The listing below contains a span that opens with the line containing "Emit a Python" and closes with the line containing "import numpy as np". Return that span exactly.

• DATA TO USE
====

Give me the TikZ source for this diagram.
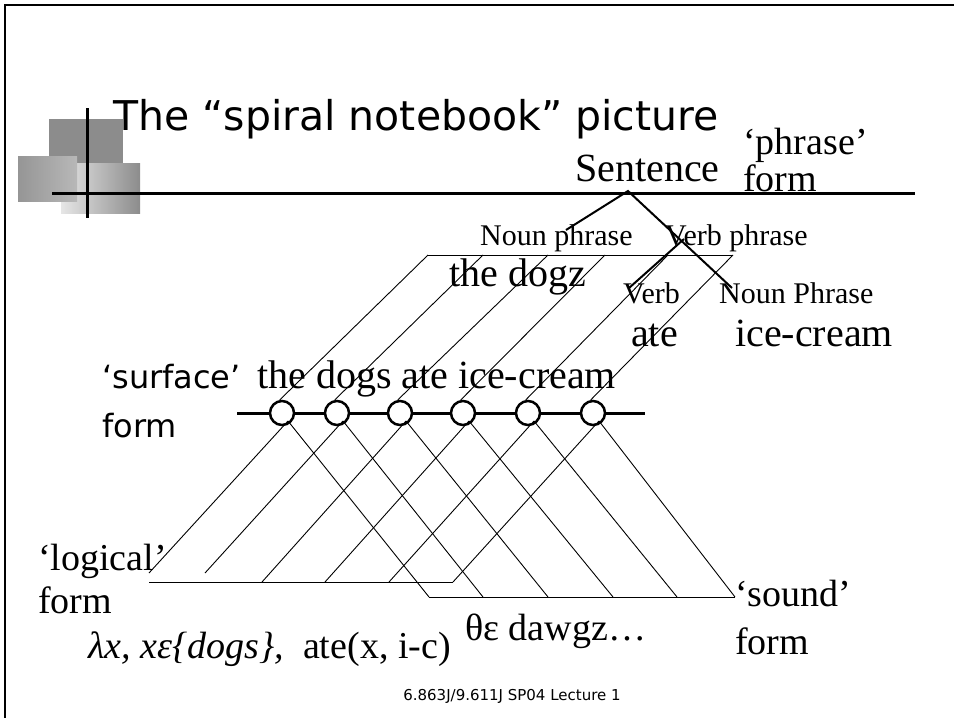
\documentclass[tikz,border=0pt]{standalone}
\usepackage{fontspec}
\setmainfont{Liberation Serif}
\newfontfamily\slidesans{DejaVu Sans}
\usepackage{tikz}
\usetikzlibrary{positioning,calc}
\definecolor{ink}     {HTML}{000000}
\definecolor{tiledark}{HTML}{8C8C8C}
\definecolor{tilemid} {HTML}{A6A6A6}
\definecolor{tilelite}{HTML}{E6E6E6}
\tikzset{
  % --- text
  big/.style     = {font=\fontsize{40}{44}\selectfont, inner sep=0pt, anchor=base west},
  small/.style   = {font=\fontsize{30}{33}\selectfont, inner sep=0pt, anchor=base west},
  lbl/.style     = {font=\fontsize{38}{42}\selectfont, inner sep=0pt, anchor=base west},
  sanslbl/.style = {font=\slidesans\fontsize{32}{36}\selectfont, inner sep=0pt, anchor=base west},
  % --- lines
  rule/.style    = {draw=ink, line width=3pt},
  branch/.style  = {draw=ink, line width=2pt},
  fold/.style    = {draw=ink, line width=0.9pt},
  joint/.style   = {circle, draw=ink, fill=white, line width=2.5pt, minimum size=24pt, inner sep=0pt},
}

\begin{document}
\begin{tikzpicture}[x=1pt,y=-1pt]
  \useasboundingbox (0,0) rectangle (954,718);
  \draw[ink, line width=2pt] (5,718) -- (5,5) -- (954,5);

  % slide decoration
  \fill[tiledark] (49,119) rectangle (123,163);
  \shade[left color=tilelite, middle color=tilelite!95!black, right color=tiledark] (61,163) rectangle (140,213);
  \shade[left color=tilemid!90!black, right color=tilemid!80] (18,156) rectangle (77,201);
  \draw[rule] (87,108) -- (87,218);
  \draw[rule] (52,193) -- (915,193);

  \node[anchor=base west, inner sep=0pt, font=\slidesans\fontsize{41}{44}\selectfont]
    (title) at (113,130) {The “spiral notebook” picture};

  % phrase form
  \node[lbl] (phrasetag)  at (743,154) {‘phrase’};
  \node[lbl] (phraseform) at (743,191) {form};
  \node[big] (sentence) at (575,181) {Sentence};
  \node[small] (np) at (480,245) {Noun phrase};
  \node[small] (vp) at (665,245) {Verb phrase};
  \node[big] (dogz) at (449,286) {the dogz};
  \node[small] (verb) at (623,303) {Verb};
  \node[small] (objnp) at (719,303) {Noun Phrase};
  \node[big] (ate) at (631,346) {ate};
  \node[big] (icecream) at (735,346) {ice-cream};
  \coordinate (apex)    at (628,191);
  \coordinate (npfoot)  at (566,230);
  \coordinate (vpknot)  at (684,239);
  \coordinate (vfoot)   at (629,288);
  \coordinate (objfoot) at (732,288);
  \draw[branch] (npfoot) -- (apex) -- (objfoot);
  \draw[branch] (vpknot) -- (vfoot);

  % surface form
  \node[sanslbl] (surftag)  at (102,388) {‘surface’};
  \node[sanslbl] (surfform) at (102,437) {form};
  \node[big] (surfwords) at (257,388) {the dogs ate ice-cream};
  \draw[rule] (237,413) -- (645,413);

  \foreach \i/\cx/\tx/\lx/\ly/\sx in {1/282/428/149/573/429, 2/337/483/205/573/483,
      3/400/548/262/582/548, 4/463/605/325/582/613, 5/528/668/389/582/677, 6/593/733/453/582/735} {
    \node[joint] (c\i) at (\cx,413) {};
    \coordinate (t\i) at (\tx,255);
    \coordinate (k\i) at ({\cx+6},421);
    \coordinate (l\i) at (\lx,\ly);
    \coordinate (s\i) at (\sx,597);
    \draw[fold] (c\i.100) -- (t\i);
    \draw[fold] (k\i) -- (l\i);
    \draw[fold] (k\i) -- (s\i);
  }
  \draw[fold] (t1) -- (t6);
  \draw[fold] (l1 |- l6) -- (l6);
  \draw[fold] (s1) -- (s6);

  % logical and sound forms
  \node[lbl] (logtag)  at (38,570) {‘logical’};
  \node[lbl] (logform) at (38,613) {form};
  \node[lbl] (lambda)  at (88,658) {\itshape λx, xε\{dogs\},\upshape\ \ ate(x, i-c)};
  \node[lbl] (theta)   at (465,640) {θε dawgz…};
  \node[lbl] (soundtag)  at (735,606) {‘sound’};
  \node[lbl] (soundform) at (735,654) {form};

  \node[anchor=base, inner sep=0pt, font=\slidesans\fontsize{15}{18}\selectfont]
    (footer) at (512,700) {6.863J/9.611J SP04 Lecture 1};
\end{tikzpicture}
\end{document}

====

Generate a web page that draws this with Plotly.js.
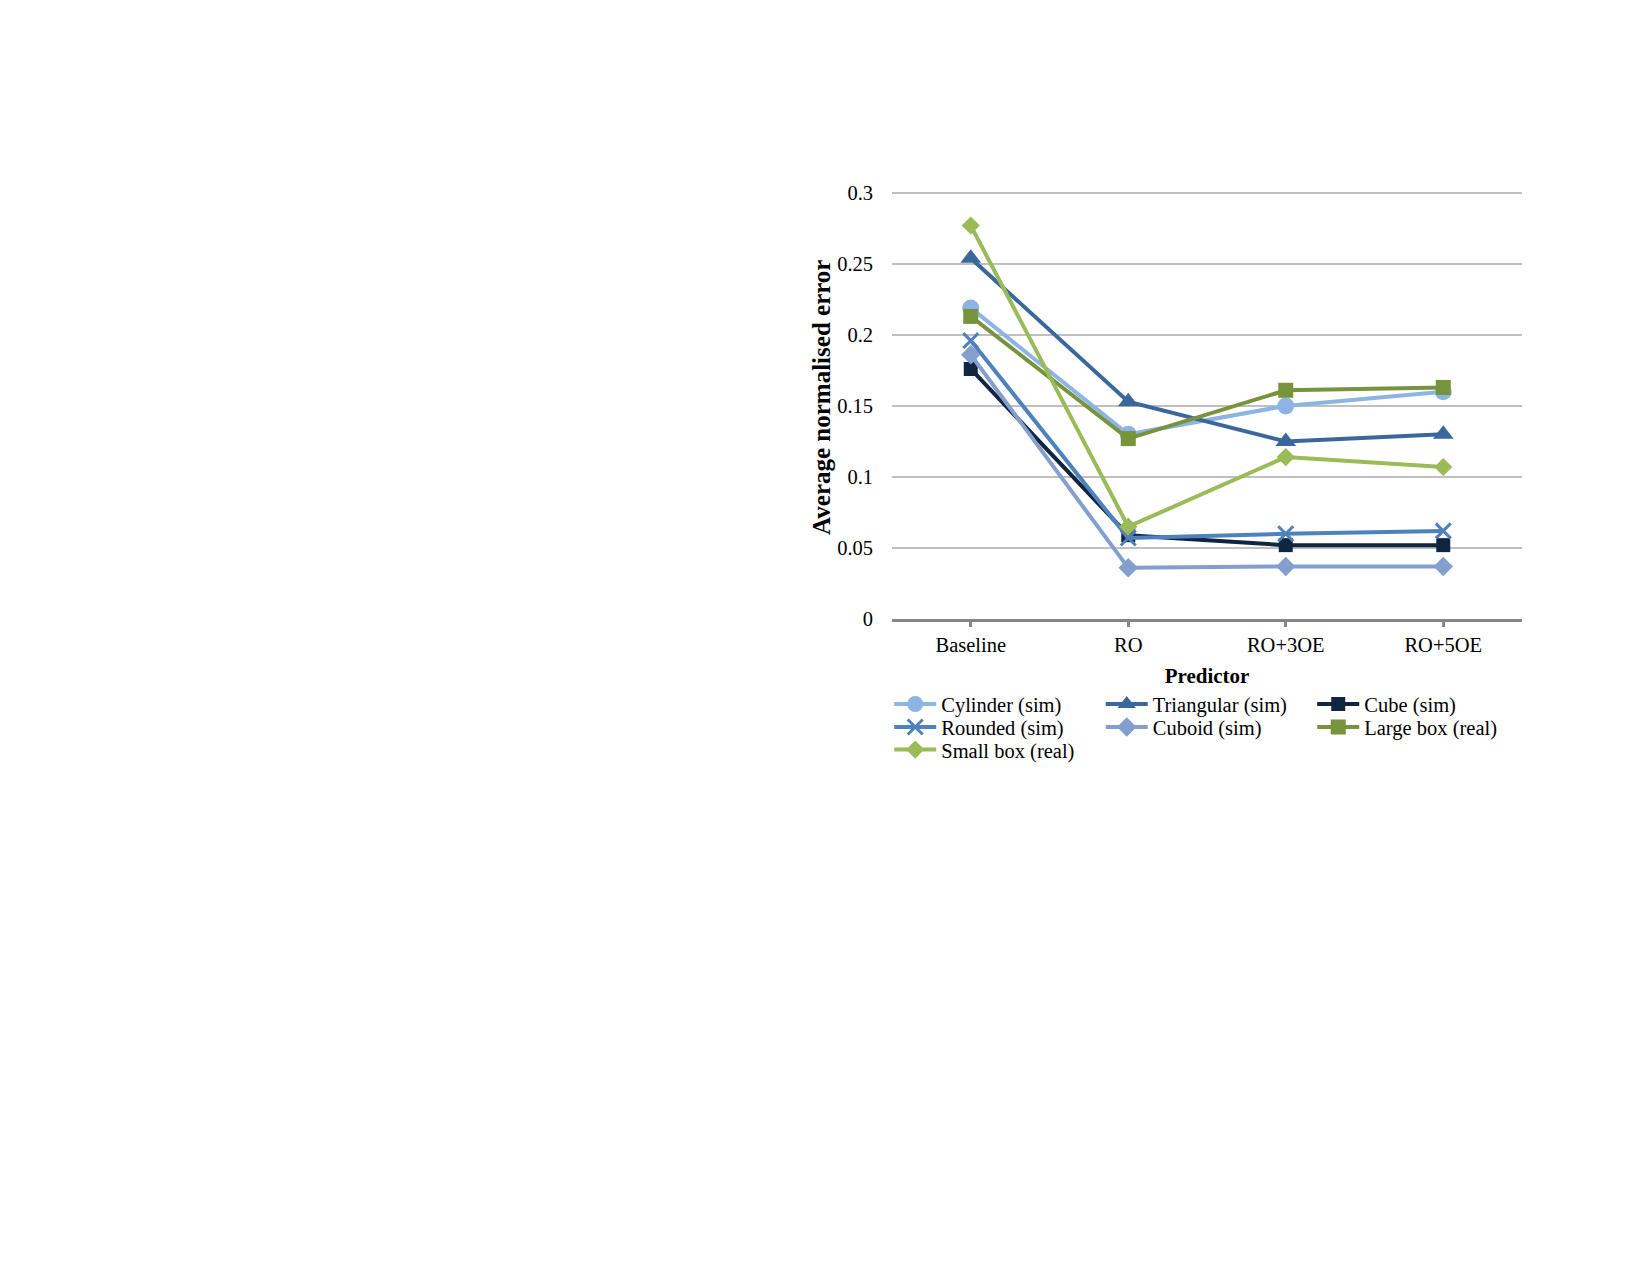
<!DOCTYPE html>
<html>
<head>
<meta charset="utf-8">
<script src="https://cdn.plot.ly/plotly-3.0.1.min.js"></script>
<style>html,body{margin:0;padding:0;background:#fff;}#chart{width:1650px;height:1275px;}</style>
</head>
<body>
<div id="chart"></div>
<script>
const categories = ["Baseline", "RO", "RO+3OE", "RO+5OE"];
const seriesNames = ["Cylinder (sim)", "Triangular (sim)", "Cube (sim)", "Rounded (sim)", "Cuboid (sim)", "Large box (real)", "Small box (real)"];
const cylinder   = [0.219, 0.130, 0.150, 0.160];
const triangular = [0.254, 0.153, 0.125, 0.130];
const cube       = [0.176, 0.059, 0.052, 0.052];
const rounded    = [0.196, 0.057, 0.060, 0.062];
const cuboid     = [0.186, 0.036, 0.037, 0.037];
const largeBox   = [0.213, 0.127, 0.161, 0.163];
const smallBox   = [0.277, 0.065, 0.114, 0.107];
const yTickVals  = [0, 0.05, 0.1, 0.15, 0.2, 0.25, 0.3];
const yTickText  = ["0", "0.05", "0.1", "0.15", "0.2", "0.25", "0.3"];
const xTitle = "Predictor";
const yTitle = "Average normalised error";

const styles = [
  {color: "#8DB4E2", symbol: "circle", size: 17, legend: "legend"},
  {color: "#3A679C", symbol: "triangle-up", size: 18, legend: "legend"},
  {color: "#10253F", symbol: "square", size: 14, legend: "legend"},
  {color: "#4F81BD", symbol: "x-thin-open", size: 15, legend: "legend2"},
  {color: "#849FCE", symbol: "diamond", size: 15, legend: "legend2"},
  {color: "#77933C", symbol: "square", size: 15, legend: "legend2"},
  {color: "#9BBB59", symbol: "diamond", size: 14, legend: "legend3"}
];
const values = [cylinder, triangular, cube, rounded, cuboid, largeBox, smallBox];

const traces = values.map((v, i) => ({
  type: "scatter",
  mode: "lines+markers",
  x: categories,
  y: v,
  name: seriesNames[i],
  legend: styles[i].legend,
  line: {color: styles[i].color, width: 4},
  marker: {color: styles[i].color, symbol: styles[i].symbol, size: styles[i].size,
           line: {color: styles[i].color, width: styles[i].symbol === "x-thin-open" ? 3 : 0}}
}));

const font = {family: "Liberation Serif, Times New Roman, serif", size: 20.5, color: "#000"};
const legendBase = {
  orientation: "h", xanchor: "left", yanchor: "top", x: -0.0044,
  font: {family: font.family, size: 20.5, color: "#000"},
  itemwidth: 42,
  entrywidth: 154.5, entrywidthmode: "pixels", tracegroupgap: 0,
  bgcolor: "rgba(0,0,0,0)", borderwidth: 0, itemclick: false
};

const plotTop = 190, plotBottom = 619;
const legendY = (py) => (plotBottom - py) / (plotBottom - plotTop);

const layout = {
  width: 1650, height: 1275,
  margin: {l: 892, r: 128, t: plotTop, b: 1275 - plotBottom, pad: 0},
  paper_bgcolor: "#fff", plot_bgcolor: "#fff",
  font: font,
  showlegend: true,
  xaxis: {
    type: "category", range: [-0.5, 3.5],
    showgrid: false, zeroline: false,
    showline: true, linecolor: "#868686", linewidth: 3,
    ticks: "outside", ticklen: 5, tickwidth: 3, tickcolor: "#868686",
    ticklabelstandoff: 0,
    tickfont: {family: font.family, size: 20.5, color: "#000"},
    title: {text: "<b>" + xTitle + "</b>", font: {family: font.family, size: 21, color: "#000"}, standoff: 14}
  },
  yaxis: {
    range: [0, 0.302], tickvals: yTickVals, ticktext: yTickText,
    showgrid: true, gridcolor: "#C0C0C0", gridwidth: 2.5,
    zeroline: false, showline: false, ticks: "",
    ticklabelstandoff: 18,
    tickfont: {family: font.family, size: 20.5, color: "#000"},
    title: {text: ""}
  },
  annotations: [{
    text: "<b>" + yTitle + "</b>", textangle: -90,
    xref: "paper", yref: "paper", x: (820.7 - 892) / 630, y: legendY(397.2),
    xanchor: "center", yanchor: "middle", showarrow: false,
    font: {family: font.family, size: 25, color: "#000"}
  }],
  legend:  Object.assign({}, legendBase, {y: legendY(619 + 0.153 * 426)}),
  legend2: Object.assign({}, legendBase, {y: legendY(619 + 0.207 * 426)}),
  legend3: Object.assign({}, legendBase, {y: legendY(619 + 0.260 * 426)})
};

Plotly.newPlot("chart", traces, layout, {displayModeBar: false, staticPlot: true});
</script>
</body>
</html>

====

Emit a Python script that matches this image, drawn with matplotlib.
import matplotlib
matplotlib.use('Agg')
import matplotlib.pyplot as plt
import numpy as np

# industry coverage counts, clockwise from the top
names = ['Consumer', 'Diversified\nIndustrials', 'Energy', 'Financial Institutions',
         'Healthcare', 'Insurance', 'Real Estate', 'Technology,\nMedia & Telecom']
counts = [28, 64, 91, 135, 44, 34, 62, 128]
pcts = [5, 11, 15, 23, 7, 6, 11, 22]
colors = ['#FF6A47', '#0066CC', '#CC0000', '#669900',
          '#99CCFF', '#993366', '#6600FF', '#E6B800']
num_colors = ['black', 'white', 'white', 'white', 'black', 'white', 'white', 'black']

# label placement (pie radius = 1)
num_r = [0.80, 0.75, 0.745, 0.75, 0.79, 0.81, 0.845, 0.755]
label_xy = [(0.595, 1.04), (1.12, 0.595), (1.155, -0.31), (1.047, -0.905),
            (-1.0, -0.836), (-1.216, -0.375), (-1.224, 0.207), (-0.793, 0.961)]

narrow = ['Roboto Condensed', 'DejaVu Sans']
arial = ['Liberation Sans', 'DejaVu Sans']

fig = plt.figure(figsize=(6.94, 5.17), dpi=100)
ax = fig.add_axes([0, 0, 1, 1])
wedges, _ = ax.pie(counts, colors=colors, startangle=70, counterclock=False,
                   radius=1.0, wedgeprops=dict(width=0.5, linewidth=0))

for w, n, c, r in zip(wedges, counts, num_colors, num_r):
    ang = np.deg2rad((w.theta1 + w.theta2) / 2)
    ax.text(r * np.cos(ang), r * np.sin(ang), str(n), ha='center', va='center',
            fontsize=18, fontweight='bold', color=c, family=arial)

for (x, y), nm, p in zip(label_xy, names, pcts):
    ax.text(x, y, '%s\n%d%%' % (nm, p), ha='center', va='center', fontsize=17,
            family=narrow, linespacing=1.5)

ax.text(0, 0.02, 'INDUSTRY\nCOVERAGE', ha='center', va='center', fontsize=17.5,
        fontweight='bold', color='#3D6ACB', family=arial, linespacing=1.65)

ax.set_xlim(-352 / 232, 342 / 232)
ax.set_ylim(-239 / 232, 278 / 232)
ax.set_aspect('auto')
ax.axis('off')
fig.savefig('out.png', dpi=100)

====

• WORKED SOLUTION
Emit a Python script that matches this image, drawn with matplotlib.
import matplotlib
matplotlib.use('Agg')
import matplotlib.pyplot as plt
import numpy as np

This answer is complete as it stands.